— start Exercise input —

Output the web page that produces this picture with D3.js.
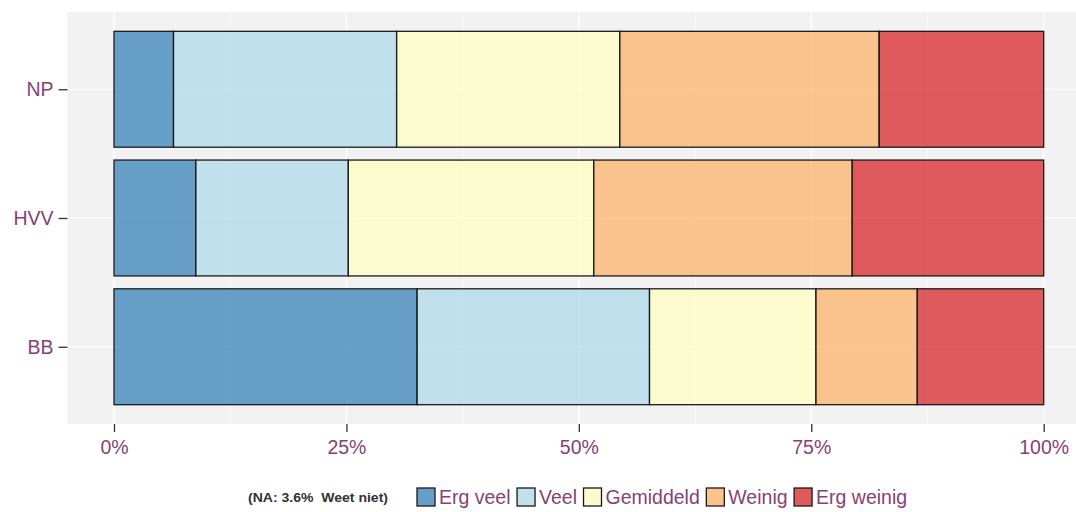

— end Exercise input —
— start Exercise input —

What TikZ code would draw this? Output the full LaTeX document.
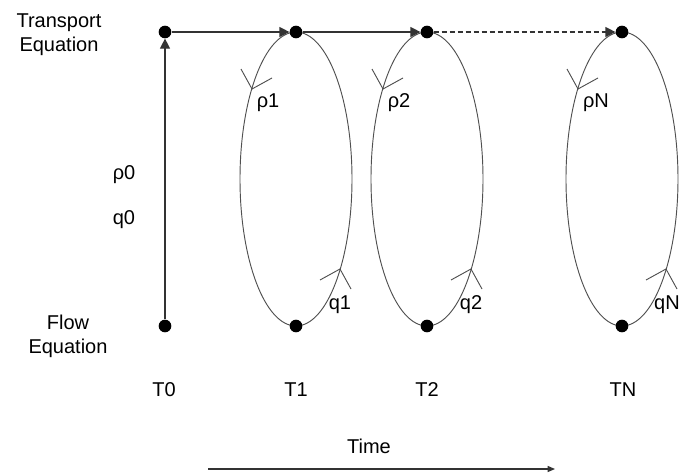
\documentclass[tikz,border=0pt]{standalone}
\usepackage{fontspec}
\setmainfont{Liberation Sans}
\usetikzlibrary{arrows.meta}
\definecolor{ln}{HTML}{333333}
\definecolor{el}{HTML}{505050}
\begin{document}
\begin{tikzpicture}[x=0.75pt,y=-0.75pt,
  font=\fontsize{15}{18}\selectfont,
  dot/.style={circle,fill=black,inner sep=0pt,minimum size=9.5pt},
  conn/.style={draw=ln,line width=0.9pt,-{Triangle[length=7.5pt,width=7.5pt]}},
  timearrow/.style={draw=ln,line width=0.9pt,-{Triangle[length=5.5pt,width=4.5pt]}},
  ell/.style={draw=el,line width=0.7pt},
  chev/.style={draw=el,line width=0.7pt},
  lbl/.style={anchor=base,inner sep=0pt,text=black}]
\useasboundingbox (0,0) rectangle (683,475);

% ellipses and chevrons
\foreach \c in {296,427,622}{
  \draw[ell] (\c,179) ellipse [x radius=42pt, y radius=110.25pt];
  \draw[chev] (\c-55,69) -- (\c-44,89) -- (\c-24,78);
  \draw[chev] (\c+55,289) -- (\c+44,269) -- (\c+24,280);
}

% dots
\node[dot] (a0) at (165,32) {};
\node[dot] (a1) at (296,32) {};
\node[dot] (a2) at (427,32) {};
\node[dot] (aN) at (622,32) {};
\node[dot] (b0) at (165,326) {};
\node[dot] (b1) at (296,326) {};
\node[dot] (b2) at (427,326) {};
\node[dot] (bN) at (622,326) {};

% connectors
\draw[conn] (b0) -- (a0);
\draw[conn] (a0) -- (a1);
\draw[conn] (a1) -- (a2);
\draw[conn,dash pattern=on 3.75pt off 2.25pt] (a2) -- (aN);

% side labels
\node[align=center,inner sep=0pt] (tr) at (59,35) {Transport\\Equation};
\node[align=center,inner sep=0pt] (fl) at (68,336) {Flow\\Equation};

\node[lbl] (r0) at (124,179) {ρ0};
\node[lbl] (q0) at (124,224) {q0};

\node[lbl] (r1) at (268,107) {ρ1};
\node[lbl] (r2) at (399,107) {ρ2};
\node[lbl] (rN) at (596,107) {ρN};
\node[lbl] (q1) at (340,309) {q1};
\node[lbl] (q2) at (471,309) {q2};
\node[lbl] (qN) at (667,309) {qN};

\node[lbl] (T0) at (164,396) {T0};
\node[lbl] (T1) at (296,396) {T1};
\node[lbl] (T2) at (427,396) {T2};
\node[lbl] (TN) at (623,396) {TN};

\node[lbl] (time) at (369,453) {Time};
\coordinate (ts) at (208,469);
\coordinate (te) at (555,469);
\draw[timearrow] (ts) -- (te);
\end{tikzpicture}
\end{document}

— end Exercise input —

● Instructions for the task:
Give again the lines from "What TikZ code" to "(q0) at (124,224)" exactly, both of those lines included, and do not include any pictures.

● Written solution:
What TikZ code would draw this? Output the full LaTeX document.
\documentclass[tikz,border=0pt]{standalone}
\usepackage{fontspec}
\setmainfont{Liberation Sans}
\usetikzlibrary{arrows.meta}
\definecolor{ln}{HTML}{333333}
\definecolor{el}{HTML}{505050}
\begin{document}
\begin{tikzpicture}[x=0.75pt,y=-0.75pt,
  font=\fontsize{15}{18}\selectfont,
  dot/.style={circle,fill=black,inner sep=0pt,minimum size=9.5pt},
  conn/.style={draw=ln,line width=0.9pt,-{Triangle[length=7.5pt,width=7.5pt]}},
  timearrow/.style={draw=ln,line width=0.9pt,-{Triangle[length=5.5pt,width=4.5pt]}},
  ell/.style={draw=el,line width=0.7pt},
  chev/.style={draw=el,line width=0.7pt},
  lbl/.style={anchor=base,inner sep=0pt,text=black}]
\useasboundingbox (0,0) rectangle (683,475);

% ellipses and chevrons
\foreach \c in {296,427,622}{
  \draw[ell] (\c,179) ellipse [x radius=42pt, y radius=110.25pt];
  \draw[chev] (\c-55,69) -- (\c-44,89) -- (\c-24,78);
  \draw[chev] (\c+55,289) -- (\c+44,269) -- (\c+24,280);
}

% dots
\node[dot] (a0) at (165,32) {};
\node[dot] (a1) at (296,32) {};
\node[dot] (a2) at (427,32) {};
\node[dot] (aN) at (622,32) {};
\node[dot] (b0) at (165,326) {};
\node[dot] (b1) at (296,326) {};
\node[dot] (b2) at (427,326) {};
\node[dot] (bN) at (622,326) {};

% connectors
\draw[conn] (b0) -- (a0);
\draw[conn] (a0) -- (a1);
\draw[conn] (a1) -- (a2);
\draw[conn,dash pattern=on 3.75pt off 2.25pt] (a2) -- (aN);

% side labels
\node[align=center,inner sep=0pt] (tr) at (59,35) {Transport\\Equation};
\node[align=center,inner sep=0pt] (fl) at (68,336) {Flow\\Equation};

\node[lbl] (r0) at (124,179) {ρ0};
\node[lbl] (q0) at (124,224) {q0};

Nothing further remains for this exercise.